**Requirement**
Skip all pictures, then copy the lines from the start of the data through the line with "y_ticks = [0, 5, 10, 15]", keeping both ends.
## START Raw data
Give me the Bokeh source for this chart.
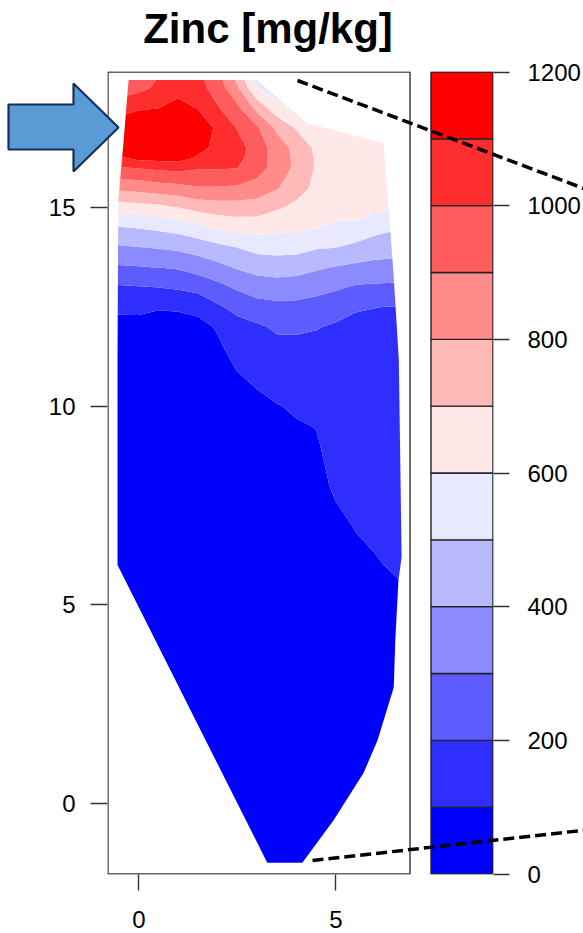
import numpy as np
from bokeh.plotting import figure
from bokeh.models import Range1d, LinearAxis, FixedTicker
from bokeh.core.properties import value
from bokeh.embed import file_html
from bokeh.resources import INLINE

# ------------------------------------------------------------------ data
title_text = "Zinc [mg/kg]"
levels = [0, 100, 200, 300, 400, 500, 600, 700, 800, 900, 1000, 1100, 1200]
palette = ["#0000FF", "#2E2EFF", "#5D5DFF", "#8B8BFF", "#B9B9FF", "#E8E8FF",
           "#FFE8E8", "#FFB9B9", "#FF8B8B", "#FF5D5D", "#FF2E2E", "#FF0000"]
colorbar_ticks = [0, 200, 400, 600, 800, 1000, 1200]
x_ticks = [0, 5]
y_ticks = [0, 5, 10, 15]

grid_x = [-0.6, 0, 0.5, 1, 1.5, 2, 2.5, 3, 3.5, 4, 4.5, 5, 5.5, 6, 6.75]
grid_y = [-1.6, 5, 6, 7, 8, 9, 9.5, 10, 10.5, 11, 11.5, 12, 12.5, 13, 13.5,
          14, 14.5, 15, 15.5, 16, 16.25, 16.5, 17, 17.5, 18, 18.3]
zinc_col_m06 = [20, 25, 30, 35, 40, 45, 48, 50, 55, 58, 62, 65, 123, 188, 288, 386, 493, 645, 824, 991, 1076, 1140, 1160, 1050, 950, 930]
zinc_col_00 = [20, 25, 30, 35, 40, 45, 48, 50, 55, 58, 60, 63, 125, 196, 296, 398, 506, 660, 838, 1006, 1128, 1160, 1180, 1090, 975, 960]
zinc_col_05 = [20, 25, 30, 35, 40, 45, 48, 50, 55, 58, 60, 62, 108, 202, 302, 408, 520, 670, 860, 1020, 1135, 1175, 1195, 1100, 1020, 1000]
zinc_col_10 = [20, 25, 30, 35, 40, 45, 48, 50, 55, 58, 60, 62, 112, 214, 312, 420, 540, 700, 870, 1030, 1145, 1185, 1195, 1140, 1060, 1040]
zinc_col_15 = [20, 25, 30, 35, 40, 45, 48, 50, 55, 60, 65, 75, 125, 235, 340, 445, 570, 735, 895, 1010, 1085, 1135, 1170, 1095, 1040, 1020]
zinc_col_20 = [20, 25, 30, 35, 40, 45, 50, 55, 65, 75, 88, 108, 186, 273, 372, 473, 615, 750, 895, 1010, 1045, 1070, 1080, 1010, 955, 940]
zinc_col_25 = [20, 25, 30, 35, 45, 55, 62, 70, 85, 105, 130, 165, 230, 315, 410, 502, 635, 755, 885, 1002, 1025, 1035, 995, 925, 815, 760]
zinc_col_30 = [20, 30, 35, 40, 50, 62, 72, 82, 103, 125, 150, 185, 265, 345, 440, 530, 640, 750, 860, 945, 955, 960, 915, 770, 605, 550]
zinc_col_35 = [20, 30, 40, 48, 58, 72, 84, 96, 125, 150, 175, 215, 275, 355, 450, 535, 630, 710, 810, 855, 855, 850, 780, 640, 540, 520]
zinc_col_40 = [20, 35, 45, 55, 65, 80, 94, 110, 135, 160, 182, 212, 275, 350, 440, 535, 620, 680, 735, 780, 778, 770, 690, 575, 540, 520]
zinc_col_45 = [20, 40, 50, 60, 75, 92, 102, 120, 135, 155, 175, 206, 260, 335, 415, 510, 605, 650, 680, 690, 688, 680, 640, 610, 590, 580]
zinc_col_50 = [20, 45, 60, 82, 112, 128, 135, 142, 150, 160, 175, 188, 240, 315, 395, 502, 585, 630, 645, 650, 650, 650, 640, 630, 620, 615]
zinc_col_55 = [20, 55, 80, 104, 125, 140, 146, 152, 160, 168, 178, 180, 208, 290, 380, 475, 580, 640, 655, 660, 660, 660, 655, 650, 645, 640]
zinc_col_60 = [25, 65, 92, 120, 135, 148, 153, 158, 165, 172, 180, 186, 201, 285, 370, 450, 535, 625, 650, 660, 660, 660, 655, 650, 645, 640]
zinc_col_675 = [30, 80, 120, 140, 150, 160, 164, 168, 172, 177, 182, 188, 196, 280, 365, 440, 502, 603, 640, 655, 658, 660, 655, 650, 645, 640]

# outline of the study area (map units)
boundary_x = [-0.26, 3.00, 4.27, 6.21, 6.39, 6.47, 6.60, 6.67, 6.59, 6.51, 6.47,
              6.06, 5.70, 4.94, 4.15, 3.26, -0.54, -0.54, -0.52, -0.39]
boundary_y = [18.21, 18.21, 17.12, 16.62, 14.36, 13.25, 11.16, 6.20, 5.62, 4.11, 2.92,
              1.59, 0.76, -0.43, -1.49, -1.49, 6.00, 11.16, 15.19, 16.62]

# ------------------------------------------------------------------ layout helpers (pixels of the page)
X0_PX, X_SCALE = 138.3, 39.4
Y0_PX, Y_SCALE = 803.0, 39.73
def dx(px):
    return (px - X0_PX) / X_SCALE
def dy(py):
    return (Y0_PX - py) / Y_SCALE

FR_L, FR_R, FR_T, FR_B = 107, 493, 71, 874
W, H = 583, 933

p = figure(width=W, height=H, output_backend="svg", toolbar_location=None,
           x_range=Range1d(dx(FR_L), dx(FR_R)), y_range=Range1d(dy(FR_B), dy(FR_T)),
           x_axis_location=None, y_axis_location=None,
           min_border_left=FR_L, min_border_right=W - FR_R,
           min_border_top=FR_T, min_border_bottom=H - FR_B)
p.xgrid.visible = False
p.ygrid.visible = False
p.outline_line_color = None
p.background_fill_color = "white"
p.border_fill_color = "white"

# colour-bar coordinate systems
cb_px_per_unit = (FR_B - 0.5 - (FR_T + 0.5)) / 1200.0
p.extra_y_ranges = {"cbar": Range1d(-(0.5) / cb_px_per_unit, 1200 + 0.5 / cb_px_per_unit)}
p.extra_x_ranges = {"cbx": Range1d((FR_L - 430.5) / 62.0, (FR_R - 430.5) / 62.0)}

# ------------------------------------------------------------------ filled contours
cols = [zinc_col_m06, zinc_col_00, zinc_col_05, zinc_col_10, zinc_col_15, zinc_col_20,
        zinc_col_25, zinc_col_30, zinc_col_35, zinc_col_40, zinc_col_45, zinc_col_50,
        zinc_col_55, zinc_col_60, zinc_col_675]
Z = np.array(cols, dtype=float).T
XX, YY = np.meshgrid(np.array(grid_x, float), np.array(grid_y, float))
cr = p.contour(XX, YY, Z, levels, fill_color=palette, line_color=None)
cr.fill_renderer.glyph.line_color = cr.fill_renderer.glyph.fill_color
cr.fill_renderer.glyph.line_width = 0.6

# white mask outside study area
ox = [-3, 7.2, 7.2, -3]
oy = [-4, -4, 21, 21]
p.multi_polygons(xs=[[[ox, boundary_x]]], ys=[[[oy, boundary_y]]],
                 fill_color="white", line_color=None)

# plot box
p.quad(left=dx(107.5), right=dx(409.5), bottom=dy(873.5), top=dy(71.5),
       fill_color=None, line_color="#333333", line_width=1.4)

# colour bar
p.quad(left=0, right=1, bottom=levels[:-1], top=levels[1:], fill_color=palette,
       line_color="#222222", line_width=1.4, x_range_name="cbx", y_range_name="cbar")

# ------------------------------------------------------------------ axes
def style_axis(ax, tick_out, standoff):
    ax.axis_line_color = None
    ax.major_tick_out = tick_out
    ax.major_tick_in = 0
    ax.minor_tick_out = 0
    ax.minor_tick_in = 0
    ax.major_tick_line_color = "#333333"
    ax.major_tick_line_width = 1.4
    ax.major_label_text_font = "Liberation Sans"
    ax.major_label_text_font_size = "24px"
    ax.major_label_text_color = "black"
    ax.major_label_standoff = standoff

yax = LinearAxis(ticker=FixedTicker(ticks=y_ticks))
style_axis(yax, 17, 15)
p.add_layout(yax, "left")

xax = LinearAxis(ticker=FixedTicker(ticks=x_ticks))
style_axis(xax, 16, 20)
p.add_layout(xax, "below")

cax = LinearAxis(ticker=FixedTicker(ticks=colorbar_ticks), y_range_name="cbar")
style_axis(cax, 16, 18)
p.add_layout(cax, "right")

# ------------------------------------------------------------------ title (drawn above the frame)
p.text(x=[dx(267.5)], y=[dy(28.0)], text=[title_text],
       text_font=value("Liberation Sans"), text_font_size="42px", text_font_style="bold",
       text_color="black", text_align="center", text_baseline="alphabetic", level="overlay")

# ------------------------------------------------------------------ pointer arrow and zoom lines (page decoration)
arrow_px = [(8, 104), (73, 104), (73, 83), (118, 127), (73, 171), (73, 149), (8, 149)]
p.patch([dx(a) for a, b in arrow_px], [dy(b) for a, b in arrow_px],
        fill_color="#5B9BD5", line_color="#14305E", line_width=2.2, level="overlay")

zoom_lines_px = [((297, 80), (590, 190.5)), ((312, 860), (590, 829))]
p.segment(x0=[dx(a[0]) for a, b in zoom_lines_px], y0=[dy(a[1]) for a, b in zoom_lines_px],
          x1=[dx(b[0]) for a, b in zoom_lines_px], y1=[dy(b[1]) for a, b in zoom_lines_px],
          line_color="black", line_width=3.5, line_dash="11 5", level="overlay")

open("out.html", "w").write(file_html(p, INLINE))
## END Raw data
**Answer in full**
Give me the Bokeh source for this chart.
import numpy as np
from bokeh.plotting import figure
from bokeh.models import Range1d, LinearAxis, FixedTicker
from bokeh.core.properties import value
from bokeh.embed import file_html
from bokeh.resources import INLINE

# ------------------------------------------------------------------ data
title_text = "Zinc [mg/kg]"
levels = [0, 100, 200, 300, 400, 500, 600, 700, 800, 900, 1000, 1100, 1200]
palette = ["#0000FF", "#2E2EFF", "#5D5DFF", "#8B8BFF", "#B9B9FF", "#E8E8FF",
           "#FFE8E8", "#FFB9B9", "#FF8B8B", "#FF5D5D", "#FF2E2E", "#FF0000"]
colorbar_ticks = [0, 200, 400, 600, 800, 1000, 1200]
x_ticks = [0, 5]
y_ticks = [0, 5, 10, 15]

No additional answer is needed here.